(Records with drawing code)
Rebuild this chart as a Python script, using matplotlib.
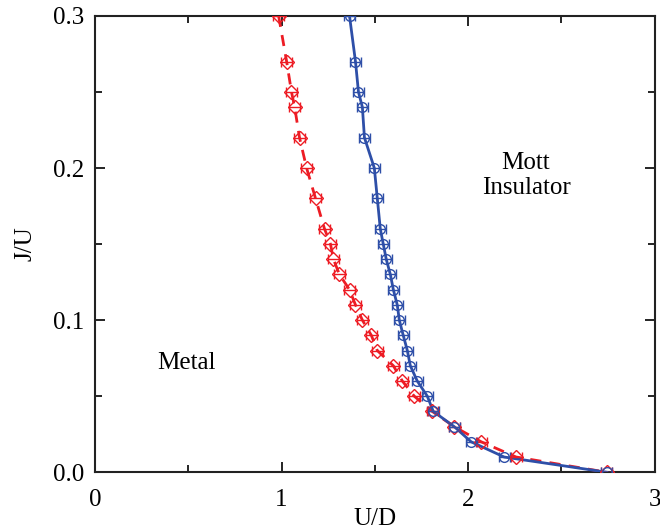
import matplotlib as mpl
import matplotlib.pyplot as plt
from matplotlib.ticker import MultipleLocator

mpl.rcParams['font.family'] = ['Liberation Serif', 'DejaVu Serif']
mpl.rcParams['mathtext.fontset'] = 'stix'

# J/U values shared by both curves
j_u = [0.30, 0.27, 0.25, 0.24, 0.22, 0.20, 0.18, 0.16, 0.15, 0.14, 0.13, 0.12,
       0.11, 0.10, 0.09, 0.08, 0.07, 0.06, 0.05, 0.04, 0.03, 0.02, 0.01, 0.00]

# metal boundary (red, dashed)
ud_metal = [0.984, 1.027, 1.053, 1.070, 1.096, 1.134, 1.182, 1.230, 1.262, 1.278,
            1.310, 1.364, 1.396, 1.433, 1.481, 1.513, 1.599, 1.647, 1.711, 1.807,
            1.925, 2.070, 2.257, 2.743]

# insulator boundary (blue, solid)
ud_ins = [1.364, 1.396, 1.412, 1.433, 1.444, 1.497, 1.513, 1.529, 1.545, 1.561,
          1.583, 1.599, 1.620, 1.631, 1.652, 1.674, 1.690, 1.727, 1.781, 1.813,
          1.925, 2.016, 2.193, 2.743]

x_err = 0.03

red = '#ED1C24'
blue = '#2E4FA8'

fig = plt.figure(figsize=(6.6, 5.3), dpi=100)
ax = fig.add_axes([0.144, 0.109, 0.848, 0.861])

ax.plot(ud_metal, j_u, color=red, linestyle=(0, (4, 3)), linewidth=2, zorder=3)
ax.errorbar(ud_metal, j_u, xerr=x_err, fmt='D', mfc='none', mec=red, ms=7.5,
            mew=1, ecolor=red, elinewidth=1, capsize=3.5, capthick=1, zorder=4)

ax.plot(ud_ins, j_u, color=blue, linewidth=2, zorder=3)
ax.errorbar(ud_ins, j_u, xerr=x_err, fmt='o', mfc='none', mec=blue, ms=7,
            mew=1, ecolor=blue, elinewidth=1, capsize=3.5, capthick=1, zorder=4)

ax.set_xlim(0, 3)
ax.set_ylim(0, 0.3)
ax.xaxis.set_major_locator(MultipleLocator(1))
ax.xaxis.set_minor_locator(MultipleLocator(0.5))
ax.yaxis.set_major_locator(MultipleLocator(0.1))
ax.yaxis.set_minor_locator(MultipleLocator(0.05))
ax.yaxis.set_major_formatter(mpl.ticker.FormatStrFormatter('%.1f'))

ax.tick_params(which='both', direction='in', top=True, right=True,
               labelsize=18, width=1.2)
ax.tick_params(which='major', length=7)
ax.tick_params(axis='x', which='major', pad=12)
ax.tick_params(axis='y', which='major', pad=8)
ax.tick_params(which='minor', length=5)
for s in ax.spines.values():
    s.set_linewidth(1.5)
    s.set_color('#222222')

ax.set_xlabel('U/D', fontsize=18, labelpad=-2)
ax.set_ylabel('J/U', fontsize=18, labelpad=12)

ax.text(0.49, 0.072, 'Metal', fontsize=18, ha='center', va='center')
ax.text(2.31, 0.195, 'Mott\nInsulator', fontsize=18, ha='center', va='center',
        linespacing=1.15)

fig.savefig('out.png', dpi=100)
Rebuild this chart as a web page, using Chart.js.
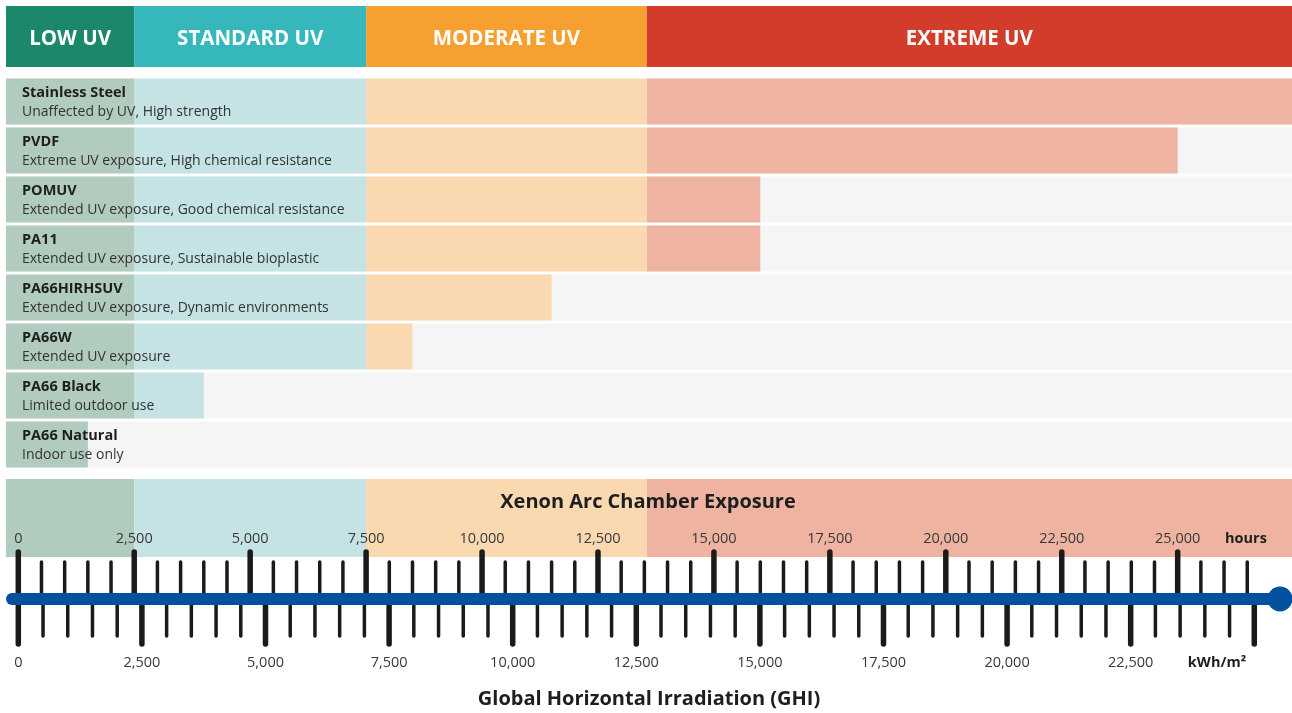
<!DOCTYPE html>
<html>
<head>
<meta charset="utf-8">
<script src="https://cdn.jsdelivr.net/npm/chart.js@4.4.1/dist/chart.umd.min.js"></script>
<style>
  html, body { margin: 0; padding: 0; background: #fff; }
  #wrap { position: relative; width: 1292px; height: 713px; }
</style>
</head>
<body>
<div id="wrap"><canvas id="uvChart"></canvas></div>
<script>
const materials = ["Stainless Steel", "PVDF", "POMUV", "PA11", "PA66HIRHSUV", "PA66W", "PA66 Black", "PA66 Natural"];
const descriptions = [
  "Unaffected by UV, High strength",
  "Extreme UV exposure, High chemical resistance",
  "Extended UV exposure, Good chemical resistance",
  "Extended UV exposure, Sustainable bioplastic",
  "Extended UV exposure, Dynamic environments",
  "Extended UV exposure",
  "Limited outdoor use",
  "Indoor use only"
];
// xenon arc hours each material holds up (stainless steel runs off the scale)
const ratingHours = [27465, 25000, 16000, 16000, 11500, 8500, 4000, 1500];

const zoneNames = ["LOW UV", "STANDARD UV", "MODERATE UV", "EXTREME UV"];
const zoneEdges = [-265, 2500, 7500, 13550, 27465];
const zoneColors = ["#1b886b", "#36b7bb", "#f5a031", "#d33c2b"];
const zoneLight = ["#b2cbbf", "#c5e3e4", "#fad9b1", "#eeb4a1"];

const hourLabels = [0, 2500, 5000, 7500, 10000, 12500, 15000, 17500, 20000, 22500, 25000];
const hourTickStep = 500;
const hourTickLast = 26500;
const kwhLabels = [0, 2500, 5000, 7500, 10000, 12500, 15000, 17500, 20000, 22500];
const kwhTickStep = 500;
const kwhTickLast = 25000;
const kwhRange = [-249, 25763];

const FONT = "'Open Sans', 'Noto Sans', sans-serif";
const fmt = v => v.toLocaleString("en-US");

const zoneSets = zoneNames.map((name, z) => ({
  label: name,
  data: ratingHours.map(r => r > zoneEdges[z] ? [zoneEdges[z], Math.min(r, zoneEdges[z + 1])] : null),
  backgroundColor: zoneLight[z],
  order: 1
}));

const rowBackground = {
  label: "row",
  data: materials.map(() => [zoneEdges[0], zoneEdges[zoneEdges.length - 1]]),
  backgroundColor: "#f5f5f5",
  order: 2
};

const decorations = {
  id: "decorations",
  beforeDatasetsDraw(chart) {
    const c = chart.ctx;
    const x = chart.scales.x;
    c.save();
    // header band
    zoneNames.forEach((name, z) => {
      const a = x.getPixelForValue(zoneEdges[z]);
      const b = x.getPixelForValue(zoneEdges[z + 1]);
      c.fillStyle = zoneColors[z];
      c.fillRect(a, 6, b - a, 61);
      c.fillStyle = "#fff";
      c.font = "bold 20.5px " + FONT;
      c.textAlign = "center";
      c.textBaseline = "middle";
      c.fillText(name, (a + b) / 2, 39);
      // bottom exposure band
      c.fillStyle = zoneLight[z];
      c.fillRect(a, 479, b - a, 78);
    });
    c.restore();
  },
  afterDatasetsDraw(chart) {
    const c = chart.ctx;
    const x = chart.scales.x;
    const y = chart.scales.y;
    const k = chart.scales.kwh;
    c.save();
    c.textBaseline = "middle";
    c.textAlign = "left";
    materials.forEach((m, i) => {
      const cy = y.getPixelForValue(i);
      c.fillStyle = "#1e1e1e";
      c.font = "bold 14.5px " + FONT;
      c.fillText(m, 22, cy - 8.5);
      c.fillStyle = "#333";
      c.font = "14px " + FONT;
      c.fillText(descriptions[i], 22, cy + 11);
    });

    const lineY = 599;
    c.strokeStyle = "#1a1a1a";
    c.lineCap = "round";
    // hours ticks above the line
    for (let v = 0; v <= hourTickLast; v += hourTickStep) {
      const major = v % 2500 === 0;
      const px = x.getPixelForValue(v);
      c.lineWidth = major ? 5.5 : 3.5;
      c.beginPath();
      c.moveTo(px, major ? 552 : 562);
      c.lineTo(px, lineY);
      c.stroke();
    }
    // kWh ticks below the line
    for (let v = 0; v <= kwhTickLast; v += kwhTickStep) {
      const major = v % 2500 === 0;
      const px = k.getPixelForValue(v);
      c.lineWidth = major ? 5.5 : 3.5;
      c.beginPath();
      c.moveTo(px, lineY);
      c.lineTo(px, major ? 644 : 636);
      c.stroke();
    }
    // blue timeline
    const end = x.getPixelForValue(zoneEdges[zoneEdges.length - 1]) - 12;
    c.strokeStyle = "#03509e";
    c.lineWidth = 12;
    c.beginPath();
    c.moveTo(12, lineY);
    c.lineTo(end, lineY);
    c.stroke();
    c.fillStyle = "#03509e";
    c.beginPath();
    c.arc(end, lineY, 12.5, 0, Math.PI * 2);
    c.fill();

    c.textAlign = "center";
    c.fillStyle = "#383838";
    c.font = "14.5px " + FONT;
    hourLabels.forEach(v => c.fillText(fmt(v), x.getPixelForValue(v), 539));
    kwhLabels.forEach(v => c.fillText(fmt(v), k.getPixelForValue(v), 663));
    c.fillStyle = "#1e1e1e";
    c.font = "bold 14.5px " + FONT;
    c.fillText("hours", 1246, 539);
    c.fillText("kWh/m\u00b2", 1217, 663);

    c.font = "bold 20px " + FONT;
    c.fillText("Xenon Arc Chamber Exposure", 648, 502);
    c.fillText("Global Horizontal Irradiation (GHI)", 649, 699);
    c.restore();
  }
};

new Chart(document.getElementById("uvChart"), {
  type: "bar",
  data: {
    labels: materials,
    datasets: [...zoneSets, rowBackground]
  },
  options: {
    indexAxis: "y",
    responsive: true,
    maintainAspectRatio: false,
    animation: false,
    layout: { padding: { left: 6, right: 0, top: 77, bottom: 244 } },
    datasets: { bar: { categoryPercentage: 1, barPercentage: 46 / 49, borderWidth: 0 } },
    plugins: { legend: { display: false }, tooltip: { enabled: false } },
    scales: {
      x: { type: "linear", min: zoneEdges[0], max: zoneEdges[zoneEdges.length - 1], display: false },
      kwh: { type: "linear", axis: "x", position: "bottom", min: kwhRange[0], max: kwhRange[1], display: false },
      y: { type: "category", stacked: true, display: false }
    }
  },
  plugins: [decorations]
});
</script>
</body>
</html>
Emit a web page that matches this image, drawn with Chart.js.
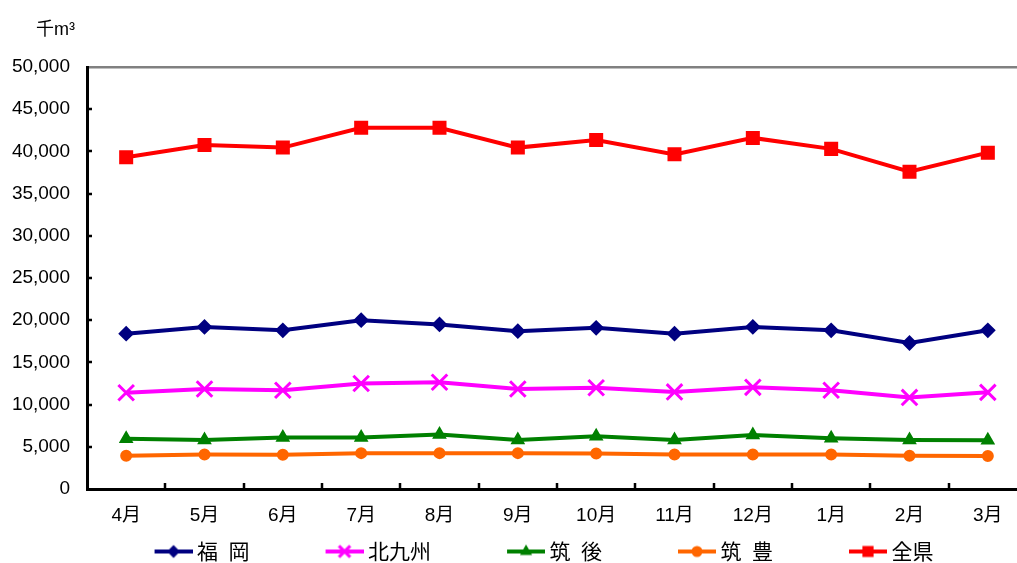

# Written request
All lines above with "matplotlib" in them should be returned.

# Final answer
Rebuild this chart as a Python script, using matplotlib.
import matplotlib as mpl
import matplotlib.pyplot as plt
from matplotlib.ticker import MultipleLocator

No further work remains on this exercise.